Our belief is that AI lighting edits work best as a starting point, not a final destination. The AI handles the heavy lifting: analyzing room geometry, simulating light sources, adjusting color temperature across thousands of pixels in seconds. But the final 10% of quality comes from a human eye. That means zooming in to check shadow edges, pulling back a glow that reads as artificial, and making sure the room in the photo still looks like the room you actually own.
AI design ideas are most powerful when they help you iterate quickly and confidently. Use them to explore options, not to replace judgment. The homeowners who get the best results are the ones who stay curious, experiment freely, but always ask themselves: “Would someone believe this photo if they walked into my actual room?” If the answer is yes, you’re done. If it’s no, you have one more pass to make.
Realism also has a practical payoff. Well-lit, believable interior photos consistently perform better in real estate listings, rental platforms, and home design communities. The investment of a few extra minutes in verification pays off in credibility and engagement.
Ready to try AI lighting edits for your interiors?
If reading through this guide has you eager to see what your own space could look like with professional-grade lighting edits, there’s no reason to wait.

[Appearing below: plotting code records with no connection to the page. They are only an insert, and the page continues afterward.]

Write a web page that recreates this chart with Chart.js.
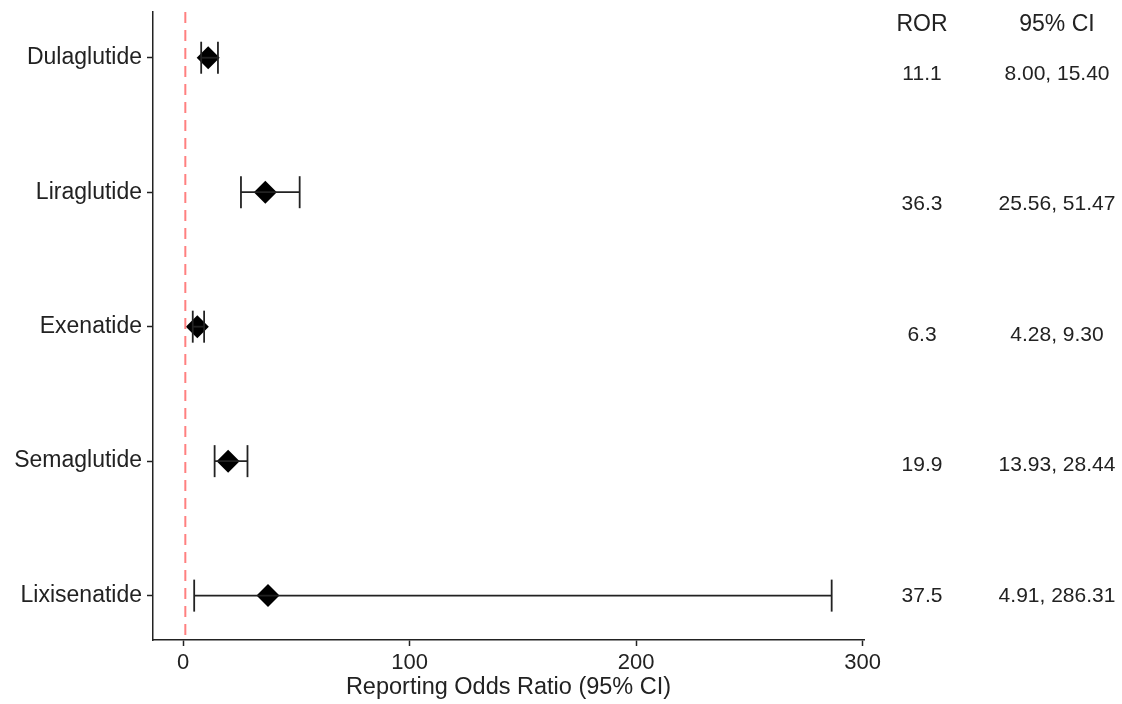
<!DOCTYPE html>
<html>
<head>
<meta charset="utf-8">
<script src="https://cdn.jsdelivr.net/npm/chart.js@4/dist/chart.umd.min.js"></script>
<style>
  html, body { margin: 0; padding: 0; background: #fff; }
  #wrap { width: 1122px; height: 704px; position: relative; }
</style>
</head>
<body>
<div id="wrap"><canvas id="forest"></canvas></div>
<script>
// --- Data
const drugs = ["Dulaglutide", "Liraglutide", "Exenatide", "Semaglutide", "Lixisenatide"];
const ror = [11.1, 36.3, 6.3, 19.9, 37.5];
const ciLow = [8.00, 25.56, 4.28, 13.93, 4.91];
const ciHigh = [15.40, 51.47, 9.30, 28.44, 286.31];
const xTicks = [0, 100, 200, 300];
const refLine = 1;

const xMin = -13.27, xMax = 300.58;
const yMin = -0.34, yMax = 4.33;

const FONT = "'Liberation Sans', Arial, sans-serif";
const INK = "#222";

// ------------------------------------------
// DATASETS
// ------------------------------------------
const datasets = [];

datasets.push({
  type: "line",
  data: [{ x: refLine, y: yMin }, { x: refLine, y: yMax }],
  borderColor: "#ff8080",
  borderWidth: 2,
  borderDash: [11, 7],
  pointRadius: 0
});

drugs.forEach((d, i) => {
  datasets.push({
    type: "line",
    data: [{ x: ciLow[i], y: i }, { x: ciHigh[i], y: i }],
    borderColor: "#222",
    borderWidth: 1.8,
    pointStyle: "line",
    rotation: 90,
    pointRadius: 16,
    pointBorderColor: "#222",
    pointBorderWidth: 1.8
  });
});

datasets.push({
  type: "scatter",
  data: ror.map((v, i) => ({ x: v, y: i })),
  pointStyle: "rectRot",
  pointRadius: 11.5,
  backgroundColor: "#000",
  borderColor: "#000",
  borderWidth: 0
});

// ------------------------------------------
// RIGHT-HAND TABLE (ROR / 95% CI)
// ------------------------------------------
const tablePlugin = {
  id: "rorTable",
  afterDraw(chart) {
    const ctx = chart.ctx;
    ctx.save();
    ctx.fillStyle = INK;
    ctx.textAlign = "center";
    ctx.textBaseline = "middle";
    ctx.font = "23px " + FONT;
    ctx.fillText("ROR", 922, 25);
    ctx.fillText("95% CI", 1057, 25);
    ctx.font = "21px " + FONT;
    drugs.forEach((d, i) => {
      const y = 74 + i * 130.5;
      ctx.fillText(ror[i].toFixed(1), 922, y);
      ctx.fillText(ciLow[i].toFixed(2) + ", " + ciHigh[i].toFixed(2), 1057, y);
    });
    ctx.restore();
  }
};

new Chart(document.getElementById("forest"), {
  data: { datasets },
  plugins: [tablePlugin],
  options: {
    responsive: true,
    maintainAspectRatio: false,
    animation: false,
    layout: { autoPadding: false, padding: { top: 12, right: 258, left: 0, bottom: 0 } },
    plugins: { legend: { display: false }, tooltip: { enabled: false } },
    scales: {
      x: {
        type: "linear",
        min: xMin,
        max: xMax,
        afterBuildTicks: s => { s.ticks = xTicks.map(v => ({ value: v })); },
        afterFit: s => { s.height = 64; },
        grid: { drawOnChartArea: false, tickLength: 6, tickColor: "#222", tickWidth: 1.5 },
        border: { color: "#222", width: 1.5 },
        ticks: { color: INK, font: { family: FONT, size: 22 }, padding: 4, maxRotation: 0 },
        title: {
          display: true,
          text: "Reporting Odds Ratio (95% CI)",
          color: INK,
          font: { family: FONT, size: 23.5 },
          padding: { top: 0, bottom: 2 }
        }
      },
      y: {
        type: "linear",
        reverse: true,
        min: yMin,
        max: yMax,
        afterBuildTicks: s => { s.ticks = drugs.map((d, i) => ({ value: i })); },
        afterFit: s => { s.width = 153; s.paddingTop = 0; s.paddingBottom = 0; },
        grid: { drawOnChartArea: false, tickLength: 6, tickColor: "#222", tickWidth: 1.5 },
        border: { color: "#222", width: 1.5 },
        ticks: {
          color: INK,
          font: { family: FONT, size: 23 },
          padding: 5,
          callback: v => drugs[v] ?? ""
        }
      }
    }
  }
});
</script>
</body>
</html>
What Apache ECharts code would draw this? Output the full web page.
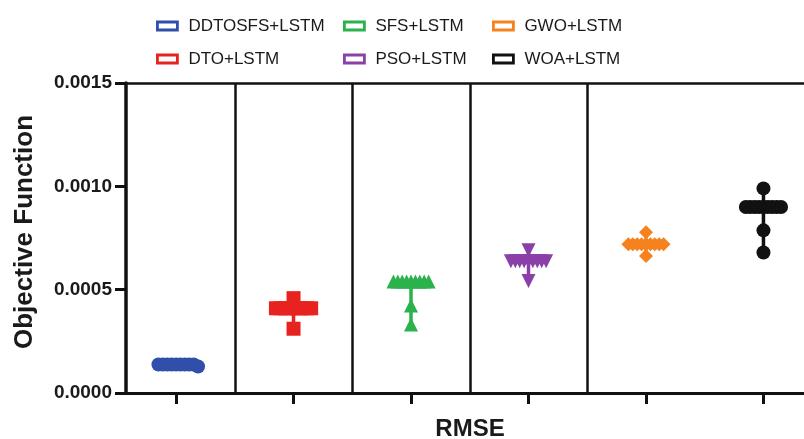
<!DOCTYPE html>
<html>
<head>
<meta charset="utf-8">
<script src="https://cdn.jsdelivr.net/npm/echarts@6/dist/echarts.min.js"></script>
<style>
  html, body { margin: 0; padding: 0; background: #fff; }
  #chart { width: 804px; height: 439px; }
</style>
</head>
<body>
<div id="chart"></div>
<script>
// Objective function (RMSE) per optimiser, one dot per run
const categories = ['DDTOSFS+LSTM', 'DTO+LSTM', 'SFS+LSTM', 'PSO+LSTM', 'GWO+LSTM', 'WOA+LSTM'];
const ddtosfsLstm = [0.000138, 0.000138, 0.000138, 0.000138, 0.000138, 0.000138, 0.000138, 0.000138, 0.000138, 0.000128];
const dtoLstm = [0.000459, 0.000410, 0.000410, 0.000410, 0.000410, 0.000410, 0.000410, 0.000410, 0.000410, 0.000410, 0.000311];
const sfsLstm = [0.000540, 0.000540, 0.000540, 0.000540, 0.000540, 0.000540, 0.000540, 0.000540, 0.000540, 0.000423, 0.000331];
const psoLstm = [0.000691, 0.000638, 0.000638, 0.000638, 0.000638, 0.000638, 0.000638, 0.000638, 0.000638, 0.000638, 0.000542];
const gwoLstm = [0.000778, 0.000720, 0.000720, 0.000720, 0.000720, 0.000720, 0.000720, 0.000720, 0.000720, 0.000720, 0.000663];
const woaLstm = [0.000990, 0.000900, 0.000900, 0.000900, 0.000900, 0.000900, 0.000900, 0.000900, 0.000900, 0.000900, 0.000787, 0.000680];
const yTicks = [0, 0.0005, 0.0010, 0.0015];

const groups = [ddtosfsLstm, dtoLstm, sfsLstm, psoLstm, gwoLstm, woaLstm];
const colors = ['#2f4fab', '#e8231f', '#2bb24c', '#8b3fa8', '#f5821f', '#111111'];
const symbols = ['circle', 'rect', 'triangle', 'triangle', 'diamond', 'circle'];
const rotations = [0, 0, 0, 180, 0, 0];

// plot geometry, used to convert the dot spacing from pixels to axis units
const gridLeft = 126, gridRight = 0, gridTop = 83, gridBottom = 46;
const xMin = -0.426, xMax = 5.345;
const yMax = 0.0015;
const plotW = 804 - gridLeft - gridRight;
const plotH = 439 - gridTop - gridBottom;
const pxPerX = plotW / (xMax - xMin);
const pxPerY = plotH / yMax;
const symSize = 14;

// simple beeswarm: spread dots that would overlap sideways around the category centre
function swarm(values, center) {
  const step = 4.4;      // px between neighbouring dots in a row
  const vGap = 10;       // px vertical distance below which dots collide
  const placed = [];
  return values.map(v => {
    const y = v * pxPerY;
    let k = 0, off = 0;
    while (true) {
      off = (k % 2 === 1 ? 1 : -1) * Math.ceil(k / 2) * step;
      const hit = placed.some(p => Math.abs(p.y - y) < vGap && Math.abs(p.x - off) < step * 0.9);
      if (!hit) break;
      k++;
    }
    placed.push({ x: off, y: y });
    return [center + off / pxPerX, v];
  });
}

const series = [];
groups.forEach((vals, i) => {
  const lo = Math.min(...vals), hi = Math.max(...vals);
  // spread of the runs
  series.push({
    type: 'line',
    name: categories[i] + ' range',
    data: [[i, lo], [i, hi]],
    symbol: 'none',
    silent: true,
    z: 2,
    lineStyle: { color: colors[i], width: 3.5 },
    legendHoverLink: false
  });
  series.push({
    type: 'scatter',
    name: categories[i],
    data: swarm(vals, i),
    symbol: symbols[i],
    symbolRotate: rotations[i],
    symbolSize: symSize,
    z: 3,
    itemStyle: { color: colors[i], opacity: 1 }
  });
});

// group dividers
series.push({
  type: 'scatter',
  name: 'dividers',
  data: [],
  silent: true,
  markLine: {
    silent: true,
    symbol: 'none',
    label: { show: false },
    lineStyle: { color: '#111', width: 2.5, type: 'solid' },
    data: [0.5, 1.5, 2.5, 3.5].map(x => ({ xAxis: x }))
  }
});

function legendBlock(names, left) {
  return {
    orient: 'vertical',
    left: left,
    top: 12,
    itemWidth: 20,
    itemHeight: 8,
    itemGap: 15,
    selectedMode: false,
    textStyle: { fontSize: 17, color: '#1a1a1a', fontFamily: 'Liberation Sans', lineHeight: 18, padding: [0, 0, 0, 6] },
    data: names.map(n => ({
      name: n,
      icon: 'rect',
      itemStyle: { color: '#fff', borderColor: colors[categories.indexOf(n)], borderWidth: 2.8 }
    }))
  };
}

const option = {
  animation: false,
  backgroundColor: '#fff',
  textStyle: { fontFamily: 'Liberation Sans' },
  legend: [
    legendBlock([categories[0], categories[1]], 151),
    legendBlock([categories[2], categories[3]], 338),
    legendBlock([categories[4], categories[5]], 487)
  ],
  grid: {
    left: gridLeft, right: gridRight, top: gridTop, bottom: gridBottom,
    containLabel: false, outerBoundsMode: 'none'
  },
  xAxis: [{
    type: 'value',
    min: xMin,
    max: xMax,
    name: 'RMSE',
    nameLocation: 'middle',
    nameGap: 24,
    nameTextStyle: { fontSize: 24, fontWeight: 'bold', color: '#1a1a1a', padding: [0, 0, 0, 10] },
    axisLine: { show: true, onZero: false, lineStyle: { color: '#111', width: 3 } },
    axisTick: { show: true, length: 11, lineStyle: { color: '#111', width: 3 }, customValues: categories.map((c, i) => i) },
    axisLabel: { show: false },
    splitLine: { show: false }
  }, {
    // top frame line
    type: 'value',
    position: 'top',
    min: xMin,
    max: xMax,
    axisLine: { show: true, onZero: false, lineStyle: { color: '#111', width: 2.5 } },
    axisTick: { show: false },
    axisLabel: { show: false },
    splitLine: { show: false }
  }],
  yAxis: {
    type: 'value',
    min: 0,
    max: yMax,
    interval: 0.0005,
    name: 'Objective Function',
    nameLocation: 'middle',
    nameGap: 88,
    nameTextStyle: { fontSize: 26, fontWeight: 'bold', color: '#1a1a1a', padding: [0, 0, 0, 12] },
    axisLine: { show: true, onZero: false, lineStyle: { color: '#111', width: 3.5 } },
    axisTick: { show: true, length: 11, lineStyle: { color: '#111', width: 3 } },
    axisLabel: {
      margin: 14,
      fontSize: 19,
      fontWeight: 'bold',
      color: '#1a1a1a',
      customValues: yTicks,
      formatter: v => v.toFixed(4)
    },
    splitLine: { show: false }
  },
  series: series
};

const chart = echarts.init(document.getElementById('chart'), null, { renderer: 'canvas' });
chart.setOption(option);
</script>
</body>
</html>
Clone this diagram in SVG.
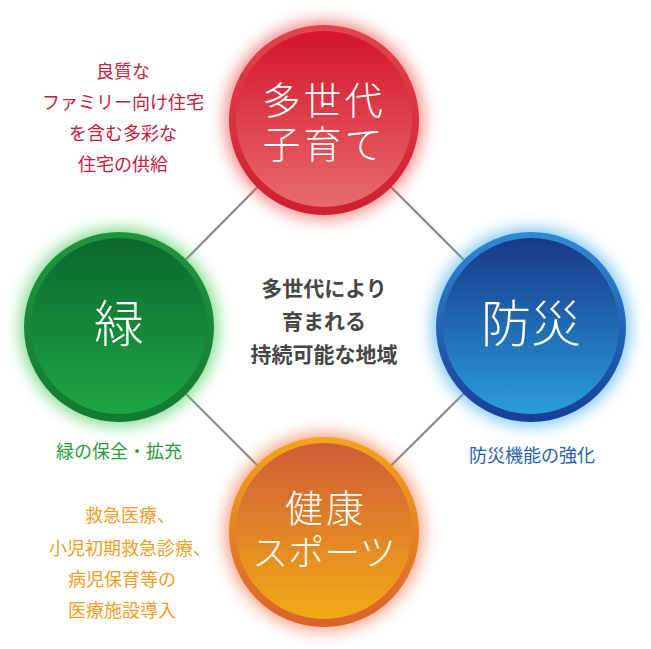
<svg xmlns="http://www.w3.org/2000/svg" width="651" height="649" viewBox="0 0 651 649">
<defs>
<style>
.conn{stroke:#8c8c8c;stroke-width:2.2;fill:none}
.big{font-family:"Noto Sans CJK JP","Noto Sans",sans-serif;font-weight:300;fill:#fff;text-anchor:middle}
.lbl{font-family:"Noto Sans CJK JP","Noto Sans",sans-serif;font-size:18px;text-anchor:middle}
.ctr{font-family:"Noto Sans CJK JP","Noto Sans",sans-serif;font-size:21px;font-weight:700;fill:#464646;text-anchor:middle}
</style>
<filter id="glow" x="-30%" y="-30%" width="160%" height="160%"><feGaussianBlur stdDeviation="8"/></filter>
<linearGradient id="rRing" x1="0" y1="0" x2="0" y2="1"><stop offset="0" stop-color="#e2454c"/><stop offset="1" stop-color="#cf1f2f"/></linearGradient>
<linearGradient id="rIn" x1="0" y1="0" x2="0" y2="1"><stop offset="0" stop-color="#d3152c"/><stop offset="1" stop-color="#e86b6b"/></linearGradient>
<linearGradient id="gRing" x1="0" y1="0" x2="0" y2="1"><stop offset="0" stop-color="#20963c"/><stop offset="1" stop-color="#137a31"/></linearGradient>
<linearGradient id="gIn" x1="0" y1="0" x2="0" y2="1"><stop offset="0" stop-color="#0b682e"/><stop offset="1" stop-color="#1ea644"/></linearGradient>
<linearGradient id="bRing" x1="0" y1="0" x2="0" y2="1"><stop offset="0" stop-color="#2f8ad6"/><stop offset="1" stop-color="#183e96"/></linearGradient>
<linearGradient id="bIn" x1="0" y1="0" x2="0" y2="1"><stop offset="0" stop-color="#183888"/><stop offset="1" stop-color="#2a9ddc"/></linearGradient>
<linearGradient id="oRing" x1="0" y1="0" x2="0" y2="1"><stop offset="0" stop-color="#f2a51a"/><stop offset="1" stop-color="#d8622e"/></linearGradient>
<linearGradient id="oIn" x1="0" y1="0" x2="0" y2="1"><stop offset="0" stop-color="#cf5c38"/><stop offset="1" stop-color="#f2aa14"/></linearGradient>
</defs>
<rect width="651" height="649" fill="#fff"/>
<g id="connectors">
<line class="conn" x1="324" y1="120" x2="119" y2="327"/>
<line class="conn" x1="324" y1="120" x2="531" y2="327"/>
<line class="conn" x1="119" y1="327" x2="324" y2="532"/>
<line class="conn" x1="531" y1="327" x2="324" y2="532"/>
</g>
<g id="node-red">
<circle cx="324" cy="120" r="99" fill="#f0524f" opacity="0.7" filter="url(#glow)"/>
<circle cx="324" cy="120" r="95" fill="url(#rRing)"/>
<circle cx="324" cy="119" r="88" fill="url(#rIn)"/>
<text class="big" font-size="38" letter-spacing="3"><tspan x="324" y="114">多世代</tspan><tspan x="324" y="158">子育て</tspan></text>
</g>
<g id="node-green">
<circle cx="119" cy="327" r="99" fill="#4ccf5a" opacity="0.7" filter="url(#glow)"/>
<circle cx="119" cy="327" r="95" fill="url(#gRing)"/>
<circle cx="119" cy="326" r="88" fill="url(#gIn)"/>
<text class="big" x="119" y="342" font-size="50">緑</text>
</g>
<g id="node-blue">
<circle cx="531" cy="327" r="99" fill="#4fb4f0" opacity="0.75" filter="url(#glow)"/>
<circle cx="531" cy="327" r="95" fill="url(#bRing)"/>
<circle cx="531" cy="326" r="88" fill="url(#bIn)"/>
<text class="big" x="531" y="342" font-size="50">防災</text>
</g>
<g id="node-orange">
<circle cx="324" cy="532" r="99" fill="#f06a3c" opacity="0.65" filter="url(#glow)"/>
<circle cx="324" cy="532" r="95" fill="url(#oRing)"/>
<circle cx="324" cy="531" r="88" fill="url(#oIn)"/>
<text class="big" font-size="38"><tspan x="326" y="522" letter-spacing="3">健康</tspan><tspan x="324" y="566" font-size="36">スポーツ</tspan></text>
</g>
<g id="label-red" class="lbl" fill="#c4203a">
<text x="123" y="78">良質な</text>
<text x="123" y="109">ファミリー向け住宅</text>
<text x="123" y="140">を含む多彩な</text>
<text x="123" y="171">住宅の供給</text>
</g>
<g id="label-green" class="lbl" fill="#2a9a3c">
<text x="119" y="458">緑の保全・拡充</text>
</g>
<g id="label-blue" class="lbl" fill="#1f62aa">
<text x="532" y="462">防災機能の強化</text>
</g>
<g id="label-orange" class="lbl" fill="#eb9e2a">
<text x="130" y="522">救急医療、</text>
<text x="130" y="555">小児初期救急診療、</text>
<text x="122" y="586">病児保育等の</text>
<text x="122" y="617">医療施設導入</text>
</g>
<g id="center-text">
<text class="ctr" x="324" y="296">多世代により</text>
<text class="ctr" x="324" y="329">育まれる</text>
<text class="ctr" x="324" y="362">持続可能な地域</text>
</g>
</svg>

VibeMyFlat makes the entire process approachable for homeowners and DIYers with no design background required. You describe what you want in plain language, like “warm evening lighting from a floor lamp in the corner,” and the VibeMyFlat AI editor delivers a realistic result in under 30 seconds. There’s no steep learning curve, no complicated layer menus, and no expensive subscription to start. Sign up, upload your photo, and start experimenting with lighting scenarios that could transform how you see, share, or sell your space. Your room deserves to look as good in photos as it does in person.
Frequently asked questions
Can I make lighting edits on my phone, or do I need a computer?
Many AI-driven lighting edit apps work on both iOS and Android, though desktops give you a larger screen and more advanced features for fine-tuning selective adjustments.
How do I avoid fake lighting effects in my final image?
Check shadows for consistent direction, verify that color temperatures match throughout the scene, and confirm that room geometry stays accurate by comparing your edited photo against the original.
What lighting layers should I simulate for best results?
Simulate all three layers in order: ambient for overall fill, task for focused zones, and accent for highlights, since layered lighting is the foundation of realistic interior illumination.
Is AI lighting accurate enough to plan real renovations?
AI is excellent for quick visualization and exploring options fast, but always verify fixture placement, scale, and light intensity against your actual room measurements before purchasing anything.